Experimentation and discovery: important and fun elements of the game. We should examine how we can deliberately include them in our games. Traps that only interact with your Saves, and Obstacles that only interact with your Skill Check, lack these elements, and are generally not fun. Let's do something else.
I want to define a broad category of things that I can't think of a good word for. I can, however, define their likely qualities. I suspect that you could break any and all of these rules and have the thing still serve the same purpose in the game, or have the thing obey every rule and yet not serve that purpose.

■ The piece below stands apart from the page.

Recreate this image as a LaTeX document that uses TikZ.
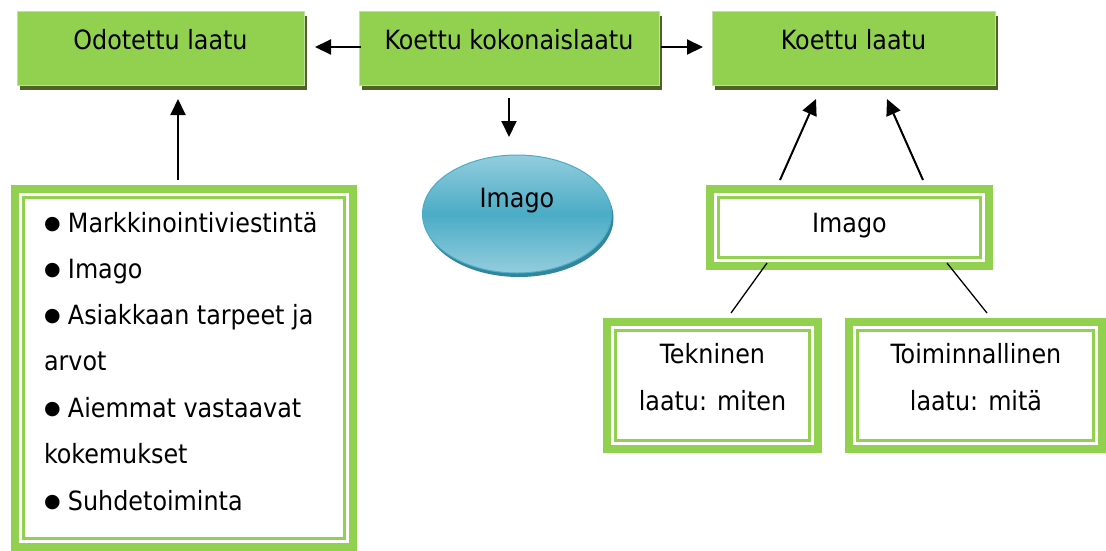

- They serve as an obstacle or impediment, preventing or dissuading access to something behind them (possibly metaphorically)
- Their operation is deterministic, or at least somewhat predictable
- They respond to certain specific inputs, possibly in the form of triggers, sensors, behaviours, or manipulable controls
- Experimentation combined with Thinking is usually the best way to find out how they work. Possible alternatives include getting the information out of an NPC or institute that does know, or expending resources (divination spells)
- Knowing how they work is usually the best way to cease being impeded by them, though one may be able to remove the impediment (temporarily or permanently) by expending resources; either personal things like spells, or equipment, or money, or time. Or, just by taking a risk.
- They provide enjoyment by being something to play with.
Things that are part of this broad category:
- Some puzzles (if you do them right)
- Traps (if you do them right)
- All manner of unique, possibly arcane, machinery in your dungeons, workshops, and wizard laboratories
- Most Black Doors
- Magic items (maybe)
- Golems (maybe)
- Bound devils/demons (maybe)
- A north/south passage that you can only walk through while facing south
- A 20' chasm with no bridge and the ghosts of 10,000 angry geese
- An immortal Skeleton Jelly that steadily splats wetly after you without getting tired
If all the relevant information of the obstacle is immediately obvious, then you get a closely related group in which the experimentation, discovery, and play exist only within the mental process of nutting out a good solution, as you consider different possible options:
- Other puzzles (if you do them right)
- Other Black Doors
- Very obvious traps
- Guardians with Riddles
- Other magic items (maybe)
- A cylindrical tunnel, lined with frictionless material, sloping upwards
- A 20' chasm with no bridge
Some things that I believe do not belong in this group:
- People that must be spoken to and negotiated with, or killed, avoided, etc.
- An ordinary locked door, because everyone already knows the main options to deal with ordinary locked doors and thus require no thought. At least: the first locked door may be part of the prior category, but the 50th one will not be. Same logic applies for the 20' chasm if you see a lot of chasms.
You don't have to know what is behind these obstacles for them to work. The impediment may be metaphorical rather than physical (if the only reward is knowledge). I think you could potentially have something like this with nothing behind it at all, if you wish to either teach your players how something works (and equip them better for a similar obstacle) or simply waste everyone's time.
Unique "correct" solutions are not necessary, and in extreme cases no intended solution need be prepared at all (as long as the GM is reasonably confident that the party could come up with a way to proceed).
There also doesn't have to be an explicit penalty for doing the "wrong" thing - it's pretty much the defining quality of a trap, some puzzles use it, the only cost may be time, or it could be entirely negligible if you and your players are happy just solving puzzles. Still, I think that I would recommend incorporating some cost, no matter how small, in general.
Update:
I'm going to refer to these as Special Obstacles until further notice. That differentiates them from creatures and the most common structural features and describes their function in the universe.
Alternative names included simply "Obstacle", "Hazard", "Toy", "Diversion", "Thingy", and "Jawn".
I had another discussion about the folly of trying to categorise things and whether this is fundamentally limiting, but I don't know what to think about that yet. I think my main purpose in digging into this concept is not to try to rigorously and rigidly define the pieces that I am using to stock my adventures; it is to analyse how all these different kinds of things may be presented best and most freely when encountered. So that I can see the similarities between the game structures in different places and save myself mental work.
I also realise that the role that anything will play in your game cannot be described purely by its own qualities and place in the universe. That has a major impact, but there is also the part of how the Party relates to it, which is based on what they think of it, which the GM cannot control. Things can even be deliberately misrepresented, or miscommunication can occur - for example, the story of The Gazebo is famous. Things won't be boxed in.